Start of DATASET EXTRACT

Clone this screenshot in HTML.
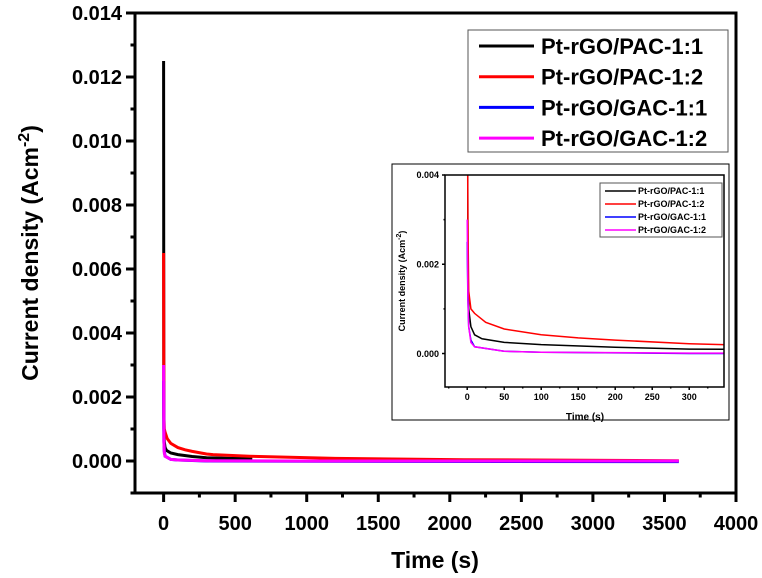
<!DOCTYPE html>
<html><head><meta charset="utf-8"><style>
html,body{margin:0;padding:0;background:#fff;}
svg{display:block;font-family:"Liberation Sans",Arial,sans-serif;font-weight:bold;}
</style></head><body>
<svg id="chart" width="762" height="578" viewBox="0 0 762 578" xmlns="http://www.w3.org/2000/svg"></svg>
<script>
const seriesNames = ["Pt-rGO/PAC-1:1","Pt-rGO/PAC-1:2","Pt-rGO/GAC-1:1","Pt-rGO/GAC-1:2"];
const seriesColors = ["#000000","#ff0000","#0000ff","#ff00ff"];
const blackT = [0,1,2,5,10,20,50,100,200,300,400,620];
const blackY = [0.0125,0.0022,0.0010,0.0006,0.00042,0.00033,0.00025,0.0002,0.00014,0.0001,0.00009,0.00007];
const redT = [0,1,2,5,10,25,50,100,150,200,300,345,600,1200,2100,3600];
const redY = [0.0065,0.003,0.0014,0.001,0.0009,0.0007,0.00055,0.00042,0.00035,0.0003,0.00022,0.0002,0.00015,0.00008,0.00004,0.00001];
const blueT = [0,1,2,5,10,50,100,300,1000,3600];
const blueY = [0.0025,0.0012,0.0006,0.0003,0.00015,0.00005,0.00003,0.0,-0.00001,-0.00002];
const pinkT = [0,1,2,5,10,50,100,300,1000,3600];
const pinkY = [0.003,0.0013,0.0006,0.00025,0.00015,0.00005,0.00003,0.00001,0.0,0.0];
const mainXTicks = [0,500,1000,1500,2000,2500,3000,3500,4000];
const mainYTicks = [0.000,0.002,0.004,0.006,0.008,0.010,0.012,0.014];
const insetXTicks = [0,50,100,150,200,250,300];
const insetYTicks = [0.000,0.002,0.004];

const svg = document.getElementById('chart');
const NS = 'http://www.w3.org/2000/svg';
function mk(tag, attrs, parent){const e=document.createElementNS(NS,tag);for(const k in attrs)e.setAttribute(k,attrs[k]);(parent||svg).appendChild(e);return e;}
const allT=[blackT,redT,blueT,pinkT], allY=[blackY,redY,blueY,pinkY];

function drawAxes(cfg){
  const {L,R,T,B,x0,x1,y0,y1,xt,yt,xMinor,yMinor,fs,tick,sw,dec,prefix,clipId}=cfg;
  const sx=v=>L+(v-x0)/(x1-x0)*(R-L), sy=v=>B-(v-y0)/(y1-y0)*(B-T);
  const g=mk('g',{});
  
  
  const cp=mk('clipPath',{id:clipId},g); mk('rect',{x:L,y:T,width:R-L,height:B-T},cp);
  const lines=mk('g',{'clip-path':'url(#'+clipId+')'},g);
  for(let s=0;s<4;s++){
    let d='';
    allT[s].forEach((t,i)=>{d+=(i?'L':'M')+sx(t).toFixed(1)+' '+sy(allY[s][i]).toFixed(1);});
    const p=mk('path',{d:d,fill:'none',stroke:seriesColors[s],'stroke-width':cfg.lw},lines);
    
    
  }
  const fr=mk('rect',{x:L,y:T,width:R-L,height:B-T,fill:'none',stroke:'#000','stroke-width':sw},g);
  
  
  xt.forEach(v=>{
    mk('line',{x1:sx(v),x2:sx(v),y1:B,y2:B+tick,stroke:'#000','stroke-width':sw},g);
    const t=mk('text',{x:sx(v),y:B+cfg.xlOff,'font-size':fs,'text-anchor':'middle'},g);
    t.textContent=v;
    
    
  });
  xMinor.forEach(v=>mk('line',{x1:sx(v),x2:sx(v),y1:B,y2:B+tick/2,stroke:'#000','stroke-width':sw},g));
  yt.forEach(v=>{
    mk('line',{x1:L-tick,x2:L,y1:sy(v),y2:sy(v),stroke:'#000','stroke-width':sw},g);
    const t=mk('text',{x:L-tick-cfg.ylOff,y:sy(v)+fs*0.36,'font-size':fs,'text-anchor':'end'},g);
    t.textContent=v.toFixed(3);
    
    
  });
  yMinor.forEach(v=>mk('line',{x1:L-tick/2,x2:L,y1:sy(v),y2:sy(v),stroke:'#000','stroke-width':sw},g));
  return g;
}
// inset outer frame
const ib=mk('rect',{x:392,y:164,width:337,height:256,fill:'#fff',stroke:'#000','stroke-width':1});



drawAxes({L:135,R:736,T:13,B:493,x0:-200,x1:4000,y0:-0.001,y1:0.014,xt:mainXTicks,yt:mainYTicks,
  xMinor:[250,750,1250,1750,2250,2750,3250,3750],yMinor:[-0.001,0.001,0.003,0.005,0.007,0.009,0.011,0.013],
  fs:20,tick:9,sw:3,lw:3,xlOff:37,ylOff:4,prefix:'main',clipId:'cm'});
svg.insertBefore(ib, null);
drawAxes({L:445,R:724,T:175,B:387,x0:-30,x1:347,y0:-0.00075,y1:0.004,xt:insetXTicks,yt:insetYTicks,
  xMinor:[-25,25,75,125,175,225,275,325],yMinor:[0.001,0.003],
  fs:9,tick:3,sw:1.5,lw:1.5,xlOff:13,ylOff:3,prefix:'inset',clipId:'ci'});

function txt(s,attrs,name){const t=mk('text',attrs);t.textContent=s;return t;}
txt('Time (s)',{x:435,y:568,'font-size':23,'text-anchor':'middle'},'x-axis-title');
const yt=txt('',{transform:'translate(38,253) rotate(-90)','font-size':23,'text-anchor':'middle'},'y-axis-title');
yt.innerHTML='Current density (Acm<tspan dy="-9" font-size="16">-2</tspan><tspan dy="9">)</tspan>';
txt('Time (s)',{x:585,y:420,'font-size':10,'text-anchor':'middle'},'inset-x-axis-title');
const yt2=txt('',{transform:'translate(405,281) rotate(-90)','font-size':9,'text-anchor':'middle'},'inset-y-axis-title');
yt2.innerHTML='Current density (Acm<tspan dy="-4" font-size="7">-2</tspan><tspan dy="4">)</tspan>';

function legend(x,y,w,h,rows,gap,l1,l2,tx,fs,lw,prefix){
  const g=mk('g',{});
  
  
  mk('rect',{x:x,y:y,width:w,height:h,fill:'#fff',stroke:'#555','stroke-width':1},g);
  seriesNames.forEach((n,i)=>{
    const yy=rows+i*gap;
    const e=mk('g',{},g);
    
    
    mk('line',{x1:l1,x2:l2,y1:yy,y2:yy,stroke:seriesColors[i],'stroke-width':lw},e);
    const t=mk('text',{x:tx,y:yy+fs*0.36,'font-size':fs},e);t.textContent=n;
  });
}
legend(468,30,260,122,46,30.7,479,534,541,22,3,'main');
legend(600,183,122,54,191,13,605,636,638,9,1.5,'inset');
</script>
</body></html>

End of DATASET EXTRACT

- _WHAT THE TASK ASKS_
Output the material word for word, omitting its pictures.

- _TASK RESPONSE_
Clone this screenshot in HTML.
<!DOCTYPE html>
<html><head><meta charset="utf-8"><style>
html,body{margin:0;padding:0;background:#fff;}
svg{display:block;font-family:"Liberation Sans",Arial,sans-serif;font-weight:bold;}
</style></head><body>
<svg id="chart" width="762" height="578" viewBox="0 0 762 578" xmlns="http://www.w3.org/2000/svg"></svg>
<script>
const seriesNames = ["Pt-rGO/PAC-1:1","Pt-rGO/PAC-1:2","Pt-rGO/GAC-1:1","Pt-rGO/GAC-1:2"];
const seriesColors = ["#000000","#ff0000","#0000ff","#ff00ff"];
const blackT = [0,1,2,5,10,20,50,100,200,300,400,620];
const blackY = [0.0125,0.0022,0.0010,0.0006,0.00042,0.00033,0.00025,0.0002,0.00014,0.0001,0.00009,0.00007];
const redT = [0,1,2,5,10,25,50,100,150,200,300,345,600,1200,2100,3600];
const redY = [0.0065,0.003,0.0014,0.001,0.0009,0.0007,0.00055,0.00042,0.00035,0.0003,0.00022,0.0002,0.00015,0.00008,0.00004,0.00001];
const blueT = [0,1,2,5,10,50,100,300,1000,3600];
const blueY = [0.0025,0.0012,0.0006,0.0003,0.00015,0.00005,0.00003,0.0,-0.00001,-0.00002];
const pinkT = [0,1,2,5,10,50,100,300,1000,3600];
const pinkY = [0.003,0.0013,0.0006,0.00025,0.00015,0.00005,0.00003,0.00001,0.0,0.0];
const mainXTicks = [0,500,1000,1500,2000,2500,3000,3500,4000];
const mainYTicks = [0.000,0.002,0.004,0.006,0.008,0.010,0.012,0.014];
const insetXTicks = [0,50,100,150,200,250,300];
const insetYTicks = [0.000,0.002,0.004];

const svg = document.getElementById('chart');
const NS = 'http://www.w3.org/2000/svg';
function mk(tag, attrs, parent){const e=document.createElementNS(NS,tag);for(const k in attrs)e.setAttribute(k,attrs[k]);(parent||svg).appendChild(e);return e;}
const allT=[blackT,redT,blueT,pinkT], allY=[blackY,redY,blueY,pinkY];

function drawAxes(cfg){
  const {L,R,T,B,x0,x1,y0,y1,xt,yt,xMinor,yMinor,fs,tick,sw,dec,prefix,clipId}=cfg;
  const sx=v=>L+(v-x0)/(x1-x0)*(R-L), sy=v=>B-(v-y0)/(y1-y0)*(B-T);
  const g=mk('g',{});
  
  
  const cp=mk('clipPath',{id:clipId},g); mk('rect',{x:L,y:T,width:R-L,height:B-T},cp);
  const lines=mk('g',{'clip-path':'url(#'+clipId+')'},g);
  for(let s=0;s<4;s++){
    let d='';
    allT[s].forEach((t,i)=>{d+=(i?'L':'M')+sx(t).toFixed(1)+' '+sy(allY[s][i]).toFixed(1);});
    const p=mk('path',{d:d,fill:'none',stroke:seriesColors[s],'stroke-width':cfg.lw},lines);
    
    
  }
  const fr=mk('rect',{x:L,y:T,width:R-L,height:B-T,fill:'none',stroke:'#000','stroke-width':sw},g);
  
  
  xt.forEach(v=>{
    mk('line',{x1:sx(v),x2:sx(v),y1:B,y2:B+tick,stroke:'#000','stroke-width':sw},g);
    const t=mk('text',{x:sx(v),y:B+cfg.xlOff,'font-size':fs,'text-anchor':'middle'},g);
    t.textContent=v;
    
    
  });
  xMinor.forEach(v=>mk('line',{x1:sx(v),x2:sx(v),y1:B,y2:B+tick/2,stroke:'#000','stroke-width':sw},g));
  yt.forEach(v=>{
    mk('line',{x1:L-tick,x2:L,y1:sy(v),y2:sy(v),stroke:'#000','stroke-width':sw},g);
    const t=mk('text',{x:L-tick-cfg.ylOff,y:sy(v)+fs*0.36,'font-size':fs,'text-anchor':'end'},g);
    t.textContent=v.toFixed(3);
    
    
  });
  yMinor.forEach(v=>mk('line',{x1:L-tick/2,x2:L,y1:sy(v),y2:sy(v),stroke:'#000','stroke-width':sw},g));
  return g;
}
// inset outer frame
const ib=mk('rect',{x:392,y:164,width:337,height:256,fill:'#fff',stroke:'#000','stroke-width':1});



drawAxes({L:135,R:736,T:13,B:493,x0:-200,x1:4000,y0:-0.001,y1:0.014,xt:mainXTicks,yt:mainYTicks,
  xMinor:[250,750,1250,1750,2250,2750,3250,3750],yMinor:[-0.001,0.001,0.003,0.005,0.007,0.009,0.011,0.013],
  fs:20,tick:9,sw:3,lw:3,xlOff:37,ylOff:4,prefix:'main',clipId:'cm'});
svg.insertBefore(ib, null);
drawAxes({L:445,R:724,T:175,B:387,x0:-30,x1:347,y0:-0.00075,y1:0.004,xt:insetXTicks,yt:insetYTicks,
  xMinor:[-25,25,75,125,175,225,275,325],yMinor:[0.001,0.003],
  fs:9,tick:3,sw:1.5,lw:1.5,xlOff:13,ylOff:3,prefix:'inset',clipId:'ci'});

function txt(s,attrs,name){const t=mk('text',attrs);t.textContent=s;return t;}
txt('Time (s)',{x:435,y:568,'font-size':23,'text-anchor':'middle'},'x-axis-title');
const yt=txt('',{transform:'translate(38,253) rotate(-90)','font-size':23,'text-anchor':'middle'},'y-axis-title');
yt.innerHTML='Current density (Acm<tspan dy="-9" font-size="16">-2</tspan><tspan dy="9">)</tspan>';
txt('Time (s)',{x:585,y:420,'font-size':10,'text-anchor':'middle'},'inset-x-axis-title');
const yt2=txt('',{transform:'translate(405,281) rotate(-90)','font-size':9,'text-anchor':'middle'},'inset-y-axis-title');
yt2.innerHTML='Current density (Acm<tspan dy="-4" font-size="7">-2</tspan><tspan dy="4">)</tspan>';

function legend(x,y,w,h,rows,gap,l1,l2,tx,fs,lw,prefix){
  const g=mk('g',{});
  
  
  mk('rect',{x:x,y:y,width:w,height:h,fill:'#fff',stroke:'#555','stroke-width':1},g);
  seriesNames.forEach((n,i)=>{
    const yy=rows+i*gap;
    const e=mk('g',{},g);
    
    
    mk('line',{x1:l1,x2:l2,y1:yy,y2:yy,stroke:seriesColors[i],'stroke-width':lw},e);
    const t=mk('text',{x:tx,y:yy+fs*0.36,'font-size':fs},e);t.textContent=n;
  });
}
legend(468,30,260,122,46,30.7,479,534,541,22,3,'main');
legend(600,183,122,54,191,13,605,636,638,9,1.5,'inset');
</script>
</body></html>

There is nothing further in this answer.